College is expensive. Four years at an elite university like Princeton or Harvard will set you back around $160,000.
That’s a lot of money, but consider the benefits: The professors, the coursework, the people you’ll meet and the invaluable experiences you’ll have. And, of course, the bottom line: You’ll earn more money afterward. In fact, on average, the holder of a four-year college degree will earn 62% more over their lifetimes than a typical high-school graduate. And that’s just on average. The return on investment for attending one of the nation’s 25 or so most selective colleges is far more impressive. Money well spent, right?
Well, not necessarily.
Although there is clearly a correlation between earnings and a four-year degree, a correlation isn’t the same thing as a cause. Economists like Robert Reischauer ruffled feathers several years ago by pointing out that talented, driven kids are more likely to go to college in the first place — that they succeed, in other words, because of their innate abilities, not because of their formal education. Bill Gates, who dropped out of Harvard to start Microsoft, certainly doesn’t fit the stereotype of a low paid college dropout.
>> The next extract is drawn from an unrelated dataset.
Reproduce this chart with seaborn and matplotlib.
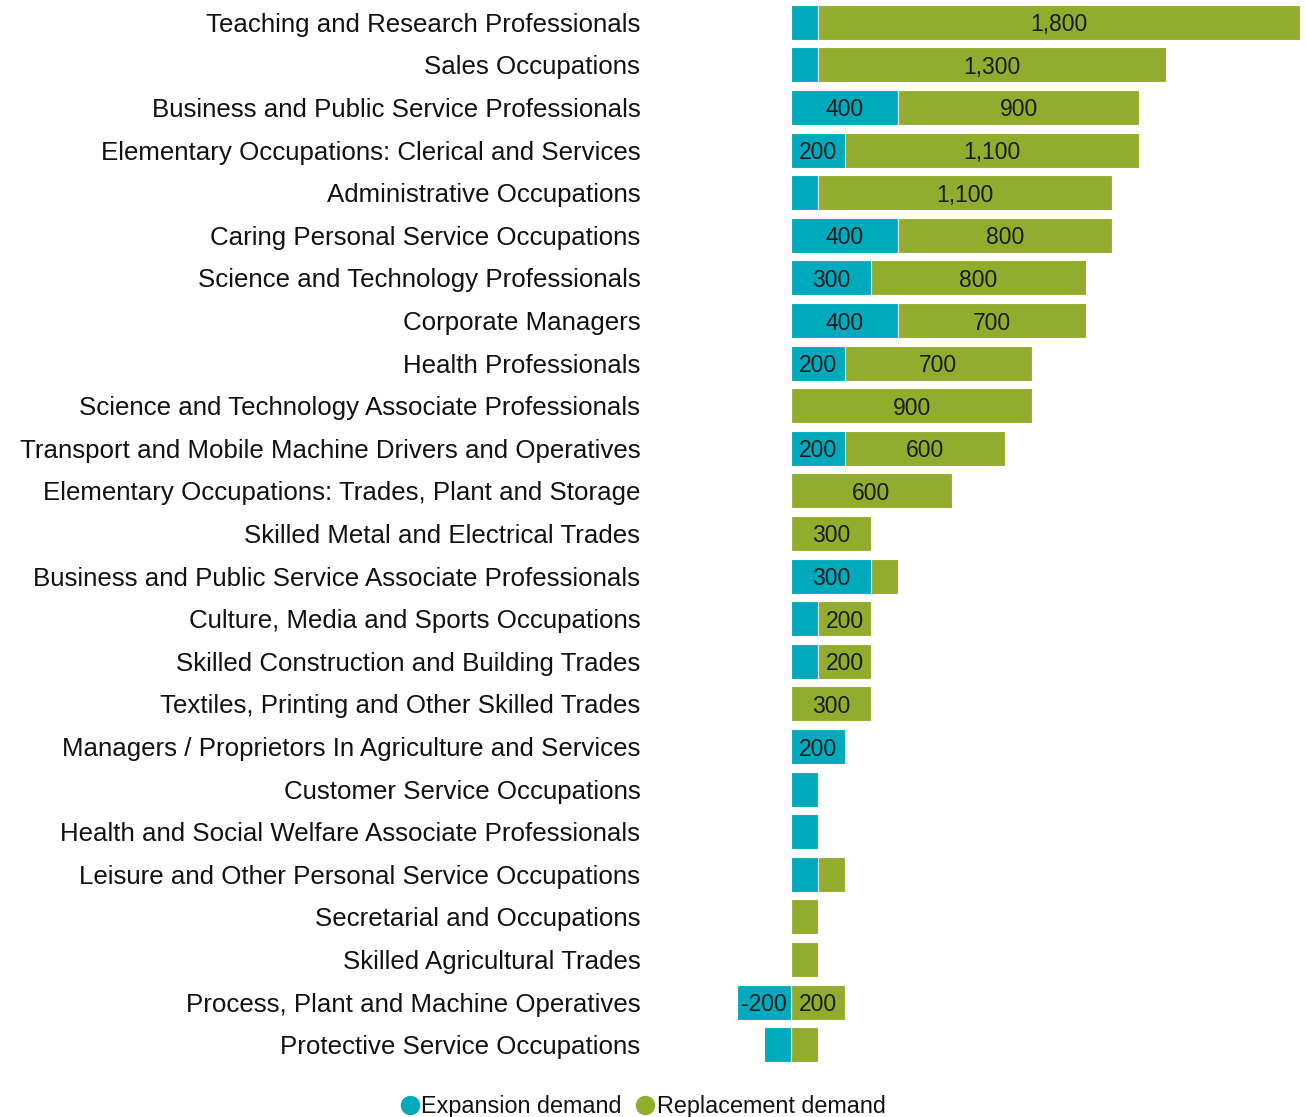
import matplotlib
matplotlib.use("Agg")
import matplotlib.pyplot as plt
from matplotlib.lines import Line2D
import seaborn as sns
import pandas as pd

occupations = [
    "Teaching and Research Professionals",
    "Sales Occupations",
    "Business and Public Service Professionals",
    "Elementary Occupations: Clerical and Services",
    "Administrative Occupations",
    "Caring Personal Service Occupations",
    "Science and Technology Professionals",
    "Corporate Managers",
    "Health Professionals",
    "Science and Technology Associate Professionals",
    "Transport and Mobile Machine Drivers and Operatives",
    "Elementary Occupations: Trades, Plant and Storage",
    "Skilled Metal and Electrical Trades",
    "Business and Public Service Associate Professionals",
    "Culture, Media and Sports Occupations",
    "Skilled Construction and Building Trades",
    "Textiles, Printing and Other Skilled Trades",
    "Managers / Proprietors In Agriculture and Services",
    "Customer Service Occupations",
    "Health and Social Welfare Associate Professionals",
    "Leisure and Other Personal Service Occupations",
    "Secretarial and Occupations",
    "Skilled Agricultural Trades",
    "Process, Plant and Machine Operatives",
    "Protective Service Occupations",
]
expansion = [100, 100, 400, 200, 100, 400, 300, 400, 200, 0, 200, 0, 0,
             300, 100, 100, 0, 200, 100, 100, 100, 0, 0, -200, -100]
replacement = [1800, 1300, 900, 1100, 1100, 800, 800, 700, 700, 900, 600, 600, 300,
               100, 200, 200, 300, 0, 0, 0, 100, 100, 100, 200, 100]

BLUE = "#00AABD"
GREEN = "#92AD2D"

df = pd.DataFrame({"occupation": occupations,
                   "expansion": expansion,
                   "replacement": replacement})
# positive values stack from the end of expansion, negatives stack separately
df["green_start"] = df["expansion"].clip(lower=0)
df["green_end"] = df["green_start"] + df["replacement"]

sns.set_theme(style="white")
plt.rcParams["font.family"] = ["Liberation Sans", "DejaVu Sans"]

fig = plt.figure(figsize=(13.06, 11.17), dpi=100)
ax = fig.add_axes([650 / 1306, 1 - 1066 / 1117, 650 / 1306, 1065 / 1117])

sns.barplot(data=df, y="occupation", x="green_end", color=GREEN, orient="h",
            width=0.82, edgecolor="white", linewidth=0.8, saturation=1, ax=ax)
sns.barplot(data=df, y="occupation", x="expansion", color=BLUE, orient="h",
            width=0.82, edgecolor="white", linewidth=0.8, saturation=1, ax=ax)

for i, row in df.iterrows():
    if abs(row["expansion"]) >= 200:
        ax.text(row["expansion"] / 2, i, f"{row['expansion']:,}", ha="center",
                va="center_baseline", fontsize=16.5, color="#1a1a1a")
    if row["replacement"] >= 200:
        ax.text((row["green_start"] + row["green_end"]) / 2, i,
                f"{row['replacement']:,}", ha="center", va="center_baseline",
                fontsize=16.5, color="#1a1a1a")

ax.set_xlim(-526, 1900)
ax.set_ylim(24.5, -0.5)
ax.set_xlabel("")
ax.set_ylabel("")
ax.set_xticks([])
ax.tick_params(axis="y", length=0, pad=7, labelsize=18.6, labelcolor="#111111")
sns.despine(ax=ax, left=True, bottom=True)

handles = [Line2D([0], [0], marker="o", linestyle="", markersize=13,
                  markerfacecolor=BLUE, markeredgecolor=BLUE),
           Line2D([0], [0], marker="o", linestyle="", markersize=13,
                  markerfacecolor=GREEN, markeredgecolor=GREEN)]
fig.legend(handles, ["Expansion demand", "Replacement demand"], loc="center",
           bbox_to_anchor=(642 / 1306, 1 - 1107 / 1117), ncol=2, frameon=False,
           fontsize=16.8, handletextpad=0.0, columnspacing=0.5, handlelength=1.0,
           labelcolor="#111111")

fig.savefig("out.png", dpi=100)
In fact, more than a couple of billionaires never graduated from college. Larry Ellison, cofounder of database giant Oracle, dropped out of the University of Illinois and is now worth $16 billion. Fellow billionaire John Simplot, inventor of the frozen French fry, never even finished high school. Neither did Alan Gerry, who built the first cable television network in upstate New York and then sold it to Time Warner Cable for $2.8 billion.
In fact, there is plenty of evidence that what really matters is how smart you are, not where — or even if — you went to school. According to a number of studies, small differences in SAT scores, which you take before going to college, correlate with measurably higher incomes. And, according to a report from the National Bureau of Economic Research, the lifetime income of high-school dropouts is directly associated with their scores on a battery of intelligence tests.
By this logic, the real economic value in a Princeton degree is not the vaunted Princeton education, but in signaling potential employers that you are smart enough to get into Princeton. Actually, attending the classes is irrelevant. A few years back, we even went so far as to speculate that an entrepreneur could build a healthy businesses by charging, say $16,000, to certify qualified high-school graduates as Ivy League material. (See: “Is Yale A Waste Of Money?”) College-skippers could invest the $144,000 savings and have a nice nest-egg built up by the time they are in their mid-30s. And they could use their formative years between 18 and 22 to learn an actual trade.
For, in truth, most professions — journalism, software engineering, sales, and trading stocks to name but a few — depend far more on “on-the-job” education than on classroom learning. Until relatively recently, lawyers, architects and pharmacists learned their trade through apprenticeship, not through higher education.
Certainly some jobs — medical doctors and university professors — require formal education. But many do not, and between the Internet and an excellent public library system, most Americans can learn pretty much anything for a nominal fee. By all means, go to college if you want the “university experience,” but don’t spend all that cash just on the assumption that it will lead you to a higher-paying job.